One of the most watched cases on transgender rights in the Chicago area has been the student rights case at Fremd High School in District 211. As readers may recall, a student assigned male at birth but now identifying as female sought access to the female locker room. In response to concerns from parents other than those of the student’s, the district tried to resolve the issue by giving the transgender student a separate area to change which was close to but not in the girls’ locker room. The student and her parents filed a claim with the Office of Civil Rights arguing that the district was violating her Title IX rights, which prohibits discrimination based on gender in school programs and services.

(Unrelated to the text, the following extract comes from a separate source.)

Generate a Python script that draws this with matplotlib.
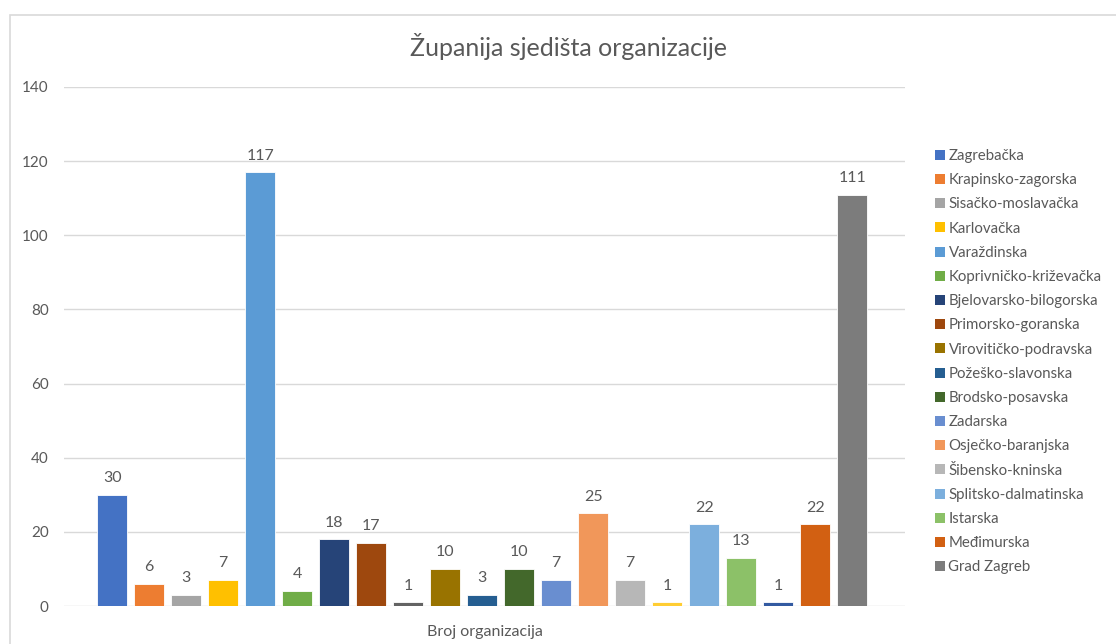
import matplotlib
matplotlib.use('Agg')
import matplotlib.pyplot as plt
from matplotlib.patches import Patch, Rectangle

plt.rcParams['font.family'] = ['Lato', 'DejaVu Sans']

zupanije = ['Zagrebačka', 'Krapinsko-zagorska', 'Sisačko-moslavačka', 'Karlovačka',
            'Varaždinska', 'Koprivničko-križevačka', 'Bjelovarsko-bilogorska',
            'Primorsko-goranska', 'Ličko-senjska', 'Virovitičko-podravska',
            'Požeško-slavonska', 'Brodsko-posavska', 'Zadarska', 'Osječko-baranjska',
            'Šibensko-kninska', 'Vukovarsko-srijemska', 'Splitsko-dalmatinska',
            'Istarska', 'Dubrovačko-neretvanska', 'Međimurska', 'Grad Zagreb']
broj = [30, 6, 3, 7, 117, 4, 18, 17, 1, 10, 3, 10, 7, 25, 7, 1, 22, 13, 1, 22, 111]
# entries that the original legend leaves out
bez_legende = ['Ličko-senjska', 'Vukovarsko-srijemska', 'Dubrovačko-neretvanska']

colors = ['#4472C4', '#ED7D31', '#A5A5A5', '#FFC000', '#5B9BD5', '#70AD47',
          '#264478', '#9E480E', '#636363', '#997300', '#255E91', '#43682B',
          '#698ED0', '#F1975A', '#B7B7B7', '#FFCD33', '#7CAFDD', '#8CC168',
          '#335AA1', '#D26012', '#7C7C7C']

txt = '#595959'
fig = plt.figure(figsize=(11.16, 6.44), dpi=100)
ax = fig.add_axes([64/1116, 1-606/644, (905-64)/1116, (606-87)/644])

# chart frame (cropped on right and bottom)
fig.patches.append(Rectangle((10/1116, -0.1), 1.2, 1 - 15/644 + 0.1, transform=fig.transFigure,
                             fill=False, edgecolor='#D9D9D9', linewidth=1.2))

x = list(range(len(broj)))
bars = ax.bar(x, broj, width=0.8, color=colors, edgecolor='white', linewidth=0.6, zorder=3)
for xi, v in zip(x, broj):
    ax.annotate(str(v), (xi, v), xytext=(0, 7), textcoords='offset points',
                ha='center', va='bottom', fontsize=11.5, color=txt)

ax.set_ylim(0, 140)
ax.set_yticks(range(0, 141, 20))
ax.set_xlim(-1.3, 21.43)
ax.set_xticks([])
ax.grid(axis='y', color='#D9D9D9', linewidth=1, zorder=0)
for s in ax.spines.values():
    s.set_visible(False)
ax.tick_params(axis='y', length=0, labelsize=11, labelcolor=txt, pad=11)
ax.set_xlabel('Broj organizacija', fontsize=11.5, color=txt, labelpad=14)

fig.text(569/1116, 1-47/644, 'Županija sjedišta organizacije', ha='center', va='center',
         fontsize=18, color=txt)

handles = [Patch(facecolor=c, label=n) for n, c in zip(zupanije, colors) if n not in bez_legende]
fig.legend(handles=handles, loc='upper left', bbox_to_anchor=(929/1116, 1-143/644),
           frameon=False, fontsize=10.8, labelcolor=txt, handlelength=0.65, handleheight=0.65,
           handletextpad=0.25, labelspacing=0.68, borderaxespad=0)

fig.savefig('out.png', dpi=100)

The OCR found that requiring transgender students to use a separate room apart from the locker room to change violated Title IX. The OCR also acknowledged that the student in question, her parents and the district had reached an agreement that the student would use a private area in the girls’ locker room to change.
A citizen’s group then filed a lawsuit against the district and the Departments of Justice and Education seeking to reverse the OCR order and reverse the agreement which provides a private area in the girls’ locker room for the transgender student to change. Part of the remedy the citizen’s group is seeking is a preliminary injunction on locker room arrangement.
Yesterday, a federal magistrate judge issued a recommendation against issuance of the preliminary injunction stating, among other reasons that the plaintiffs had not shown they have a likelihood of success in the case, or that the U.S. Department of Education had violated federal law by requiring that schools permit transgender students to use restrooms and locker rooms consistent with their gender identity.